§ The exercise
Give back every line exactly as it appears, pictures excluded.

§ Material provided
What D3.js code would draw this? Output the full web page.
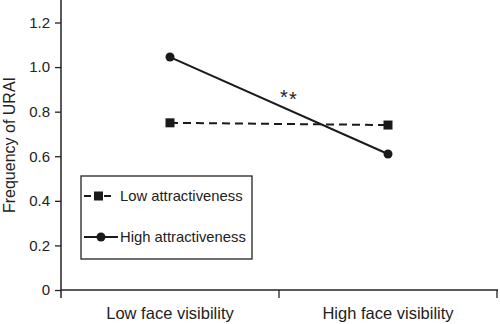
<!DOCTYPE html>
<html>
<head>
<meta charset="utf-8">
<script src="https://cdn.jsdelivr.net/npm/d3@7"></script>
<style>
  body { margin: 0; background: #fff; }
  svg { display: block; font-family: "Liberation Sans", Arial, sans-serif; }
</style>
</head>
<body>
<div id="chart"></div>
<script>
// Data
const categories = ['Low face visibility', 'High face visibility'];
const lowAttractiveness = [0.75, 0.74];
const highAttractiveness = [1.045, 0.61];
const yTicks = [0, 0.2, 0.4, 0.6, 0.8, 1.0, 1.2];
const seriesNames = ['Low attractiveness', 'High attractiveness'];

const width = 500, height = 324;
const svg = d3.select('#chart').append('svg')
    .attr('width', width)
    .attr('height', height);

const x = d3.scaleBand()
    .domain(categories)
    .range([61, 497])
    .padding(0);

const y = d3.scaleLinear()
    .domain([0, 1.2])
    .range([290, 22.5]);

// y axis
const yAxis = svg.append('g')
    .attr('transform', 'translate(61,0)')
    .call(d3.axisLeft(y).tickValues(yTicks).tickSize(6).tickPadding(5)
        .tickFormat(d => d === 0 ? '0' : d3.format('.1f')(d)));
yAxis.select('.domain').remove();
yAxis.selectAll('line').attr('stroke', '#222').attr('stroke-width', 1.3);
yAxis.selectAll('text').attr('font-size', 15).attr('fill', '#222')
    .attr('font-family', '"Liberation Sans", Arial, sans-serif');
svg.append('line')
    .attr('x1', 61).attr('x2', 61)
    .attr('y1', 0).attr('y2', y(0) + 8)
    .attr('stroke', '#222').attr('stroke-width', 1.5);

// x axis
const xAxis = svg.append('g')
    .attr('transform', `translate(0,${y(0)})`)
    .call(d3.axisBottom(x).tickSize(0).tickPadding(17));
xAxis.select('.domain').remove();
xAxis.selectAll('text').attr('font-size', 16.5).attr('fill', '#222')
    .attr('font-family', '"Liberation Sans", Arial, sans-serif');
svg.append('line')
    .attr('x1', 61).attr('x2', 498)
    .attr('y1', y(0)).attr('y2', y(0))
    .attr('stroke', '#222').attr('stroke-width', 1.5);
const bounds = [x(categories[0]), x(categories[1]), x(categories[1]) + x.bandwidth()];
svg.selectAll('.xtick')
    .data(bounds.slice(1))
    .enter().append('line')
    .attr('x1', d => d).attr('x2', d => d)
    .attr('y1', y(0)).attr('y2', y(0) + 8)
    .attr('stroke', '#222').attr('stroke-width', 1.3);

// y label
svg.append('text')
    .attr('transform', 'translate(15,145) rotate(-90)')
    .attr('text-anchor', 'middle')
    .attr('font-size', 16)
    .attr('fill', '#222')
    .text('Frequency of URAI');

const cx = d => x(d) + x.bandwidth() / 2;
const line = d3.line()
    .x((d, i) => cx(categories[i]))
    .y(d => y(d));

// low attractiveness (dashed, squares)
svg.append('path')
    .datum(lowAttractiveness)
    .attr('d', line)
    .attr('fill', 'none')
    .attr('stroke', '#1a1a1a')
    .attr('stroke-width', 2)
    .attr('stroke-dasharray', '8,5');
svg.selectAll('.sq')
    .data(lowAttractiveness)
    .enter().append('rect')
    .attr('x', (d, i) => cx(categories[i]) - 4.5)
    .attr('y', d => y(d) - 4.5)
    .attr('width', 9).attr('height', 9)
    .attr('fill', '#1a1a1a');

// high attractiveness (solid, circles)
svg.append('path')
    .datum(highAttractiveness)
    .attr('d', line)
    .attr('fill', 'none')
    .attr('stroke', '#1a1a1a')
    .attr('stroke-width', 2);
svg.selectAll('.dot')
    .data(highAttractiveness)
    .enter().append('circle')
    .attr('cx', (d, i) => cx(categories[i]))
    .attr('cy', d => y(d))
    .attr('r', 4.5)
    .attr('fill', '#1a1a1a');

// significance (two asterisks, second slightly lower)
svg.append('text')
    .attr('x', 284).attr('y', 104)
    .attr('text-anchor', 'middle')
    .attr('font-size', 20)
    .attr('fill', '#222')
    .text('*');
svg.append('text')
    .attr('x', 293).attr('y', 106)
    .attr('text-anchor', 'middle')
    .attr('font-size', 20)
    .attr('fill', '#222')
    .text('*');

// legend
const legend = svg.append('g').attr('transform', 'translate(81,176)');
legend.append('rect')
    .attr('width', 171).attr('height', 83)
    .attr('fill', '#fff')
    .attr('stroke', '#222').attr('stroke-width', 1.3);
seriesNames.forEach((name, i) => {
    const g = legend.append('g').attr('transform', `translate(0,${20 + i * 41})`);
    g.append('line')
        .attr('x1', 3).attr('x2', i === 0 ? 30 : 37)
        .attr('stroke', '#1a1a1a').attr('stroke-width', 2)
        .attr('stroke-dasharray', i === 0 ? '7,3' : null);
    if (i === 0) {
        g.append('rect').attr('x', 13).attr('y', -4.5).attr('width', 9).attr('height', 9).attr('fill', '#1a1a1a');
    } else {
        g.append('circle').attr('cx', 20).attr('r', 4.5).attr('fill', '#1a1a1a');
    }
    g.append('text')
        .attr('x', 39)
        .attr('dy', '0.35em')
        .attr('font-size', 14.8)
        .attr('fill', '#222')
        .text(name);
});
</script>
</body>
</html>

§ Solution
What D3.js code would draw this? Output the full web page.
<!DOCTYPE html>
<html>
<head>
<meta charset="utf-8">
<script src="https://cdn.jsdelivr.net/npm/d3@7"></script>
<style>
  body { margin: 0; background: #fff; }
  svg { display: block; font-family: "Liberation Sans", Arial, sans-serif; }
</style>
</head>
<body>
<div id="chart"></div>
<script>
// Data
const categories = ['Low face visibility', 'High face visibility'];
const lowAttractiveness = [0.75, 0.74];
const highAttractiveness = [1.045, 0.61];
const yTicks = [0, 0.2, 0.4, 0.6, 0.8, 1.0, 1.2];
const seriesNames = ['Low attractiveness', 'High attractiveness'];

const width = 500, height = 324;
const svg = d3.select('#chart').append('svg')
    .attr('width', width)
    .attr('height', height);

const x = d3.scaleBand()
    .domain(categories)
    .range([61, 497])
    .padding(0);

const y = d3.scaleLinear()
    .domain([0, 1.2])
    .range([290, 22.5]);

// y axis
const yAxis = svg.append('g')
    .attr('transform', 'translate(61,0)')
    .call(d3.axisLeft(y).tickValues(yTicks).tickSize(6).tickPadding(5)
        .tickFormat(d => d === 0 ? '0' : d3.format('.1f')(d)));
yAxis.select('.domain').remove();
yAxis.selectAll('line').attr('stroke', '#222').attr('stroke-width', 1.3);
yAxis.selectAll('text').attr('font-size', 15).attr('fill', '#222')
    .attr('font-family', '"Liberation Sans", Arial, sans-serif');
svg.append('line')
    .attr('x1', 61).attr('x2', 61)
    .attr('y1', 0).attr('y2', y(0) + 8)
    .attr('stroke', '#222').attr('stroke-width', 1.5);

// x axis
const xAxis = svg.append('g')
    .attr('transform', `translate(0,${y(0)})`)
    .call(d3.axisBottom(x).tickSize(0).tickPadding(17));
xAxis.select('.domain').remove();
xAxis.selectAll('text').attr('font-size', 16.5).attr('fill', '#222')
    .attr('font-family', '"Liberation Sans", Arial, sans-serif');
svg.append('line')
    .attr('x1', 61).attr('x2', 498)
    .attr('y1', y(0)).attr('y2', y(0))
    .attr('stroke', '#222').attr('stroke-width', 1.5);
const bounds = [x(categories[0]), x(categories[1]), x(categories[1]) + x.bandwidth()];
svg.selectAll('.xtick')
    .data(bounds.slice(1))
    .enter().append('line')
    .attr('x1', d => d).attr('x2', d => d)
    .attr('y1', y(0)).attr('y2', y(0) + 8)
    .attr('stroke', '#222').attr('stroke-width', 1.3);

// y label
svg.append('text')
    .attr('transform', 'translate(15,145) rotate(-90)')
    .attr('text-anchor', 'middle')
    .attr('font-size', 16)
    .attr('fill', '#222')
    .text('Frequency of URAI');

const cx = d => x(d) + x.bandwidth() / 2;
const line = d3.line()
    .x((d, i) => cx(categories[i]))
    .y(d => y(d));

// low attractiveness (dashed, squares)
svg.append('path')
    .datum(lowAttractiveness)
    .attr('d', line)
    .attr('fill', 'none')
    .attr('stroke', '#1a1a1a')
    .attr('stroke-width', 2)
    .attr('stroke-dasharray', '8,5');
svg.selectAll('.sq')
    .data(lowAttractiveness)
    .enter().append('rect')
    .attr('x', (d, i) => cx(categories[i]) - 4.5)
    .attr('y', d => y(d) - 4.5)
    .attr('width', 9).attr('height', 9)
    .attr('fill', '#1a1a1a');

// high attractiveness (solid, circles)
svg.append('path')
    .datum(highAttractiveness)
    .attr('d', line)
    .attr('fill', 'none')
    .attr('stroke', '#1a1a1a')
    .attr('stroke-width', 2);
svg.selectAll('.dot')
    .data(highAttractiveness)
    .enter().append('circle')
    .attr('cx', (d, i) => cx(categories[i]))
    .attr('cy', d => y(d))
    .attr('r', 4.5)
    .attr('fill', '#1a1a1a');

// significance (two asterisks, second slightly lower)
svg.append('text')
    .attr('x', 284).attr('y', 104)
    .attr('text-anchor', 'middle')
    .attr('font-size', 20)
    .attr('fill', '#222')
    .text('*');
svg.append('text')
    .attr('x', 293).attr('y', 106)
    .attr('text-anchor', 'middle')
    .attr('font-size', 20)
    .attr('fill', '#222')
    .text('*');

// legend
const legend = svg.append('g').attr('transform', 'translate(81,176)');
legend.append('rect')
    .attr('width', 171).attr('height', 83)
    .attr('fill', '#fff')
    .attr('stroke', '#222').attr('stroke-width', 1.3);
seriesNames.forEach((name, i) => {
    const g = legend.append('g').attr('transform', `translate(0,${20 + i * 41})`);
    g.append('line')
        .attr('x1', 3).attr('x2', i === 0 ? 30 : 37)
        .attr('stroke', '#1a1a1a').attr('stroke-width', 2)
        .attr('stroke-dasharray', i === 0 ? '7,3' : null);
    if (i === 0) {
        g.append('rect').attr('x', 13).attr('y', -4.5).attr('width', 9).attr('height', 9).attr('fill', '#1a1a1a');
    } else {
        g.append('circle').attr('cx', 20).attr('r', 4.5).attr('fill', '#1a1a1a');
    }
    g.append('text')
        .attr('x', 39)
        .attr('dy', '0.35em')
        .attr('font-size', 14.8)
        .attr('fill', '#222')
        .text(name);
});
</script>
</body>
</html>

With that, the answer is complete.